Этого что, мало?! Однако в сравнении с мифическими миллионами сотни тысяч как-то вроде уже и не впечатляют – обычный итог пропагандистской неправды.
Словом, начиная с главы «Диссидентский дискурс» и до конца «Науку ненависти» читаешь с грустью, но уже без шока. Такой пантеон – Владимир Буковский, Давид Самойлов, Евгения Гинзбург, Анатолий Кузнецов, Владимир Войнович, – и все они только люди, и чем больше они претендуют на непогрешимость, тем более страстно обличают тиранов и их прислужников именно в тех грехах, к которым причастны сами.
Скучно на этом свете, господа…
Впрочем, по мнению А. Большева, напротив, сделается скучно без праведников с пеной на губах: «Да, движущей силой исторического процесса всегда были и остаются до сих пор личности с дисфункциями, исступленно жаждущие избавления от персональных травм и в силу этого устремленные к гармонизации бытия в целом или отдельных его сторон».
Разумеется, не в нашей власти их остановить, однако в наших силах не служить для них пушечным мясом хотя бы по доброй воле, напоминая себе почаще, что наша судьба их волнует в последнюю очередь.
Зато я по-прежнему считаю их метод избавления от терзающей их жажды вполне рациональным: рациональность определяется соответствием целей и средств; есть рациональность мести и рациональность милосердия, одна рациональность помогает сражаться, другая – защищать.
Ее-то мы и наблюдаем в книге известного петербургского адвоката Олега Дервиза «Мое дело – защищать.
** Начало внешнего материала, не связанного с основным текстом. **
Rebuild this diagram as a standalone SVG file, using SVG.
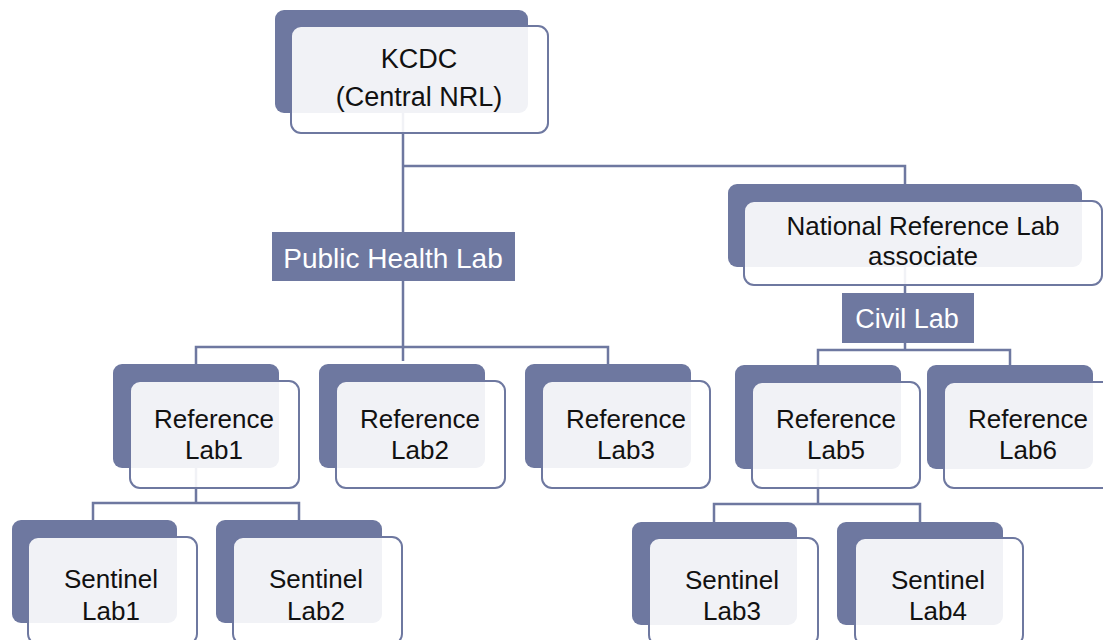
<svg xmlns="http://www.w3.org/2000/svg" width="1103" height="640" viewBox="0 0 1103 640">
<style>
.bg{fill:#6e78a0}
.fr{fill:#ffffff;fill-opacity:0.9;stroke:#6e78a0;stroke-width:2}
.t{font-family:"Liberation Sans",Arial,sans-serif;font-size:26px;fill:#111;text-anchor:middle}
.k{font-size:27px}
.w{font-family:"Liberation Sans",Arial,sans-serif;font-size:28px;fill:#ffffff;text-anchor:middle}
.c{fill:none;stroke:#6e78a0;stroke-width:2.5}
</style>
<rect width="1103" height="640" fill="#ffffff"/>
<g id="connectors">
<path class="c" d="M403 113V361M403 166H905V184M196 364V347H608V364M905 267V350M818 365V350H1010V365M196 468V503M93 520V503H299V520M818 469V504M714 522V504H920V522"/>
</g>
<g id="kcdc">
<rect class="bg" x="275" y="10" width="253" height="103" rx="9"/>
<rect class="fr" x="291" y="26" width="257" height="107" rx="10"/>
<text class="t k" x="419" y="68">KCDC</text>
<text class="t k" x="419" y="106">(Central NRL)</text>
</g>
<g id="public-health-lab">
<rect class="bg" x="272" y="232" width="243" height="49"/>
<text class="w" x="393" y="268">Public Health Lab</text>
</g>
<g id="nrl-associate">
<rect class="bg" x="728" y="184" width="354" height="83" rx="9"/>
<rect class="fr" x="744" y="201" width="358" height="84" rx="10"/>
<text class="t" x="923" y="235">National Reference Lab</text>
<text class="t" x="923" y="265">associate</text>
</g>
<g id="civil-lab">
<rect class="bg" x="842" y="293" width="132" height="50"/>
<text class="w" x="907" y="328" style="font-size:27px">Civil Lab</text>
</g>
<g id="ref-lab1">
<rect class="bg" x="113" y="364" width="166" height="104" rx="9"/>
<rect class="fr" x="130" y="381" width="169" height="107" rx="10"/>
<text class="t" x="214" y="428">Reference</text>
<text class="t" x="214" y="459">Lab1</text>
</g>
<g id="ref-lab2">
<rect class="bg" x="319" y="364" width="166" height="104" rx="9"/>
<rect class="fr" x="336" y="381" width="169" height="107" rx="10"/>
<text class="t" x="420" y="428">Reference</text>
<text class="t" x="420" y="459">Lab2</text>
</g>
<g id="ref-lab3">
<rect class="bg" x="525" y="364" width="166" height="104" rx="9"/>
<rect class="fr" x="542" y="381" width="168" height="107" rx="10"/>
<text class="t" x="626" y="428">Reference</text>
<text class="t" x="626" y="459">Lab3</text>
</g>
<g id="ref-lab5">
<rect class="bg" x="735" y="365" width="166" height="104" rx="9"/>
<rect class="fr" x="752" y="382" width="168" height="106" rx="10"/>
<text class="t" x="836" y="428">Reference</text>
<text class="t" x="836" y="459">Lab5</text>
</g>
<g id="ref-lab6">
<rect class="bg" x="927" y="365" width="166" height="104" rx="9"/>
<rect class="fr" x="944" y="382" width="169" height="106" rx="10"/>
<text class="t" x="1028" y="428">Reference</text>
<text class="t" x="1028" y="459">Lab6</text>
</g>
<g id="sentinel-lab1">
<rect class="bg" x="12" y="520" width="165" height="103" rx="9"/>
<rect class="fr" x="28" y="537" width="169" height="107" rx="10"/>
<text class="t" x="111" y="588">Sentinel</text>
<text class="t" x="111" y="620">Lab1</text>
</g>
<g id="sentinel-lab2">
<rect class="bg" x="216" y="520" width="166" height="103" rx="9"/>
<rect class="fr" x="233" y="537" width="169" height="107" rx="10"/>
<text class="t" x="316" y="588">Sentinel</text>
<text class="t" x="316" y="620">Lab2</text>
</g>
<g id="sentinel-lab3">
<rect class="bg" x="632" y="522" width="165" height="103" rx="9"/>
<rect class="fr" x="649" y="538" width="169" height="107" rx="10"/>
<text class="t" x="732" y="589">Sentinel</text>
<text class="t" x="732" y="620">Lab3</text>
</g>
<g id="sentinel-lab4">
<rect class="bg" x="837" y="522" width="166" height="103" rx="9"/>
<rect class="fr" x="855" y="538" width="168" height="107" rx="10"/>
<text class="t" x="938" y="589">Sentinel</text>
<text class="t" x="938" y="620">Lab4</text>
</g>
</svg>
Записки адвоката» (СПб., 2013). Это обычная биография советского человека, родившегося в начале тридцатых, то есть для любой другой европейской страны – невероятная. Сначала ссылка отца, принадлежащего к громкому роду фон Дервизов, затем блокада, эвакуация, отторжение от власти, рожденное, как всегда, не из собственного опыта (детям все кажется нормой), а из рассказов друга семьи «о чудовищных зверствах красных»: «уже тогда я понял, что существующая власть враждебна мне и всем, кого я считал своими». Но – молодой человек избирает делом жизни не путь ненависти к государству, провозгласившему классовую ненависть основой всего сущего, а путь защиты людей от ненависти, избирает трибуну «для использования почти совсем забытых в официальном обиходе понятий “милосердие”, “совесть”, “достоинство” и т. п. Конечно, эти понятия клеймили как свойственные исключительно “буржуазному” или “абстрактному” гуманизму» – и все-таки адвокату «порой удавалось вернуть этим забытым или извращенным понятиям их исконный смысл».